The property boom in the UAE has been well documented, but in Saudi Arabia the Kingdom is witnessing similar highs, with house prices increasing
New data released by global real estate consultant Knight Frank revealed that house prices in Riyadh have risen at their fastest pace in at least five years, with apartments posting a growth of 20 percent, while villas have seen an 18.6 percent increase in sales prices.
Riyadh is leading the charge, with apartment prices surging by 20 percent in the last 12 months, however, says Knight Frank, this significant growth is not without its consequences. Demand is showing signs of being stymied as households find themselves needing to save for longer before being able to transition to home ownership. The resultant impact is a decline in deal numbers, which fell by 27 percent in the last 12 months”.
Faisal Durrani, Partner – Head of Middle East Research at Knight Frank, said: “The spectacular house price growth in the Kingdom mirrors what we are seeing around the world. However, in Saudi Arabia, the government’s programmes to boost home ownership have turbo-charged demand, development activity and house prices.”
Knight Frank’s analysis has revealed that transaction volumes across Saudi Arabia fell to 60,000 during Q1. Total deal values have however only receded by 2 percent to SAR 40.4 billion, reflecting the stellar price growth being experienced in all segments of the residential sector.
With Riyadh’s re-positioning as the Kingdom’s economic heart, the city’s workforce is being bolstered by a significant rise in younger Saudis relocating to Riyadh to take advantage of the high concentration of new jobs.
Riyadh’s new and semi-transient additions are however displaying a preference for apartments over villas and are also more focused on renting homes, rather than buying them.

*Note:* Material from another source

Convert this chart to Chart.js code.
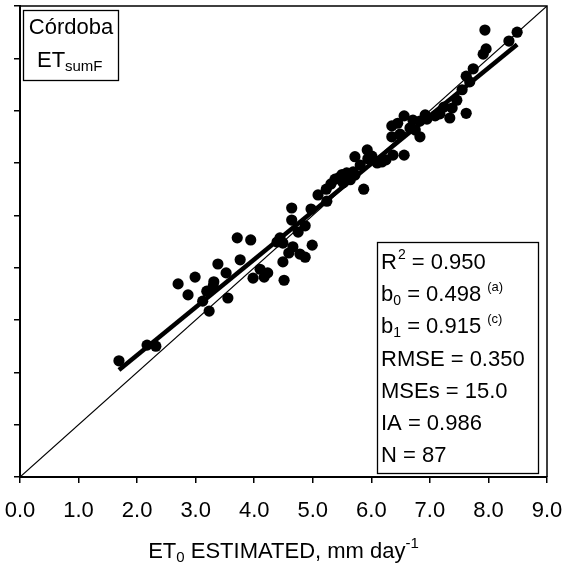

“Despite the receding levels of demand, vendors are either holding firm on prices, or turning to the rental market instead further contributing to the dip in overall deal activity and indeed further exacerbating the shortage of homes available for sale”, Durrani said.

Jeddah property prices
Mirroring Riyadh, house prices in Jeddah have seen rapid growth over the last 12 months, says Knight Frank. Apartment prices increased by 4.9 percent in the year to Q1 2021, while villa prices rose by just 1.2 percent over the same period.
The number of residential transactions in the Red Sea coastal city increased by 5 percent in the last 12 months, while the total value of residential sales increased by 46 percent over the same period. The greater rise in sales value over volume reflects the substantial growth in house prices in Jeddah.
Knight Frank points to anecdotal evidence of a return of Saudi nationals and expatriates to Jeddah, slowing the loss of talent to Riyadh. Numerous government and private sector entities, like ROSHN, Upton Jeddah, Al Ballad Development, and Jeddah Central, have established their offices in Jeddah, offering multiple employment opportunities for Jeddah’s residents. As a result, Saudi nationals and expatriates are returning to Jeddah, underpinning demand for homes.

Dammam Metropolitan Area (DMA) prices
Like the rest of Saudi Arabia’s major markets, the residential market in the Dammam Metropolitan Area has witnessed a profound price increase. Average apartment prices in the DMA increased by 6.1 percent in the year to Q1 2022, while average villa prices increased by 2.5 percent over the same period, according to Knight Frank’s research.
“Anecdotal evidence of increased rates of job creation fuelled by rising oil prices in the Kingdom’s oil-producing heartland are underpinning rising demand for homes in the DMA, which is, in turn, helping to lift home values.”
Still, just like the rest of Saudi Arabia, mounting affordability issues are driving demand away from villas, which has led to a drop in both demand and prices for stand-alone family homes. Apartments on the hand are experiencing a resurgence in demand”, said Durrani.
Mirroring Riyadh, the DMA’s residential market experienced a 32 percent decline in the volume of deals over the last 12 months, while the total value of residential transactions decreased by 18 percent over the same period. The rising affordability challenge, combined with a lack of suitable supply for mid to lower-tier buyers, is contributing to slowing sales activity.